Whilst better than LPs, since it is less compromised for manufacture, still not as good as CD.
Yes, if you set levels wrong it is quite forgiving of overload, nice even. But producing a recording indistinguishable from the microphone feed? None that I have used. Plus the audible hiss on the quiet bits of classical recordings is distracting.
I remember when CD first came out. I was listening to a track (original analog tape) that, at one point in the recording, the right channel dropped out for a few seconds. With headphones I heard distinct tape hiss on the 'silent' channel. You couldn't hear that on the LP. It was then and there that I realized how digital was objectively better than analog tape.

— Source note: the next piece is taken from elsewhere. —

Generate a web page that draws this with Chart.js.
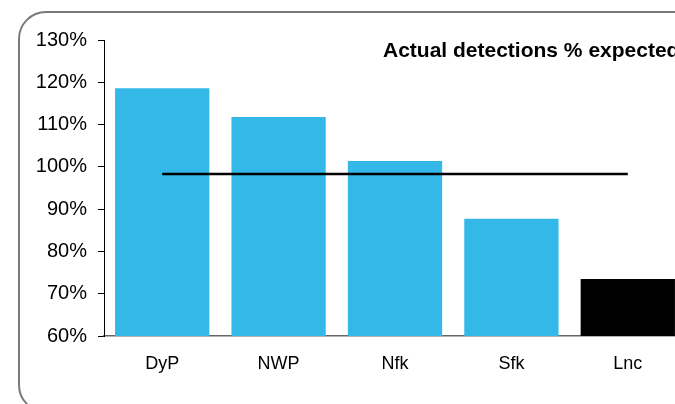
<!DOCTYPE html>
<html>
<head>
<meta charset="utf-8">
<script src="https://cdn.jsdelivr.net/npm/chart.js@4/dist/chart.umd.min.js"></script>
<style>
	html, body { margin: 0; padding: 0; background: #fff; overflow: hidden; width: 675px; height: 404px; }
	#frame {
		position: absolute; left: 18px; top: 11px; width: 720px; height: 398px;
		border: 2px solid #7a7a7a; border-radius: 28px;
	}
	#wrap { position: absolute; left: 0; top: 0; }
</style>
</head>
<body>
<div id="frame"></div>
<div id="wrap"><canvas id="chart" width="710" height="404"></canvas></div>
<script>
// ---- data ----
var areas = ['DyP', 'NWP', 'Nfk', 'Sfk', 'Lnc'];
var detectionsPct = [118.6, 111.8, 101.4, 87.7, 73.5];
var barColors = ['#33b8e8', '#33b8e8', '#33b8e8', '#33b8e8', '#000000'];
var averagePct = [98.3, 98.3, 98.3, 98.3, 98.3];
var yTicks = [60, 70, 80, 90, 100, 110, 120, 130];
var chartTitle = 'Actual detections % expected';

var fontFamily = "'Liberation Sans', Arial, Helvetica, sans-serif";

// title sits inside the plot area, over the right-hand bars
var titlePlugin = {
	id: 'insideTitle',
	afterDraw: function(chart) {
		var ctx = chart.ctx;
		ctx.save();
		ctx.font = 'bold 21px ' + fontFamily;
		ctx.fillStyle = '#000';
		ctx.textBaseline = 'alphabetic';
		ctx.textAlign = 'left';
		ctx.fillText(chartTitle, chart.chartArea.left + 279, chart.chartArea.top + 17);
		ctx.restore();
	}
};

var ctx = document.getElementById('chart');

new Chart(ctx, {
	type: 'bar',
	data: {
		labels: areas,
		datasets: [
			{
				type: 'line',
				data: averagePct,
				borderColor: '#000',
				borderWidth: 2.5,
				pointRadius: 0,
				fill: false,
				order: 0
			},
			{
				data: detectionsPct,
				backgroundColor: barColors,
				categoryPercentage: 1,
				barPercentage: 0.81,
				order: 1
			}
		]
	},
	options: {
		responsive: false,
		animation: false,
		devicePixelRatio: 1,
		layout: { padding: { top: 40, right: 24, left: 0, bottom: 0 } },
		plugins: {
			legend: { display: false },
			tooltip: { enabled: false },
			title: { display: false }
		},
		scales: {
			x: {
				grid: { display: false, drawTicks: false },
				border: { display: true, color: '#666', width: 1.5 },
				ticks: { color: '#000', padding: 17, font: { family: fontFamily, size: 18 } },
				afterFit: function(s) { s.height = 68; }
			},
			y: {
				min: 60,
				max: 130,
				afterBuildTicks: function(s) { s.ticks = yTicks.map(function(v) { return { value: v }; }); },
				grid: { drawOnChartArea: false, drawTicks: true, tickLength: 6, color: '#000' },
				border: { display: true, color: '#000', width: 1 },
				ticks: {
					color: '#000',
					padding: 11,
					font: { family: fontFamily, size: 20 },
					callback: function(v) { return v + '%'; }
				},
				afterFit: function(s) { s.width = 104; }
			}
		}
	},
	plugins: [titlePlugin]
});
</script>
</body>
</html>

On the other hand, I remember a discussion I had with the late Peter Aczel, editor of
The Audio Critic. We were discussing the DGG studio recording of Levine's Ring, and subjective impressions of digital sound. I copy a section of our correspondence:
(Me) I’d like to share an experience. Once, while listening to the Levine/Met Ring, I immediately became aware of something unusual, something I’d not really thought about before. The sound coming from my speakers had absolutely no background artifacts. With records, there is always something extraneous going on in the quiet passages. At a live performance there is always something in the background, even if it is just audience noise. On the various Bayreuth live recordings one hears stage artifacts, most notably within quiet passages. However, the sound of my “studio” Ring, while pristine, seemed almost artificial ...
(PA) Your Levine/Met recordings of the Ring sound a bit sterile because they were made in Manhattan Center (New York), which is an acoustically rather dead venue. In 1989, Max Wilcox produced a wonderful-sounding recording of the Mahler 5th (Mehta/NY on Teldec, released 1990) in that same Manhattan Center. He added some very subtle artificial reverb, which is not at all perceptible as such but makes the sound come alive. Now, compression is a highly complicated issue. The dynamic range of the human ear is more than 120 dB. The dynamic range of 16-bit digital recording is theoretically 98 dB. The difference between the absolute softest audible music in a concert hall and the loudest climaxes is of the order of 60 to 70 dB because of the ambient noise floor. Let us say you need 1 milliwatt of amplifier power, in a given installation, to play the softest passages (I am just guessing), then 70 dB above that would come to 10,000 watts. Any domestic loudspeaker would go up in smoke with that kind of input. With extremely high-efficiency horn-type theater speakers the numbers change; it is actually possible to produce levels of 110 or 115 dB or even more in a single installation, and here’s the remarkable thing—you can tolerate it because the distortion is low. We tend to judge loudness by the amount of distortion we hear, not by SPL! You wouldn’t adjust the volume control if you heard no distortion. So, you could have your “too good” 98-dB balls-to-the-wall digital recording without compression, if the efficiency and power-handling capability of your system were adequate—which they generally are not.
What Peter said about lack of distortion in digital is correct. With my current system, I can play very loud since my amplification chain and speakers are low distortion. I can listen louder, even to LPs, but then other LP related noise interferes.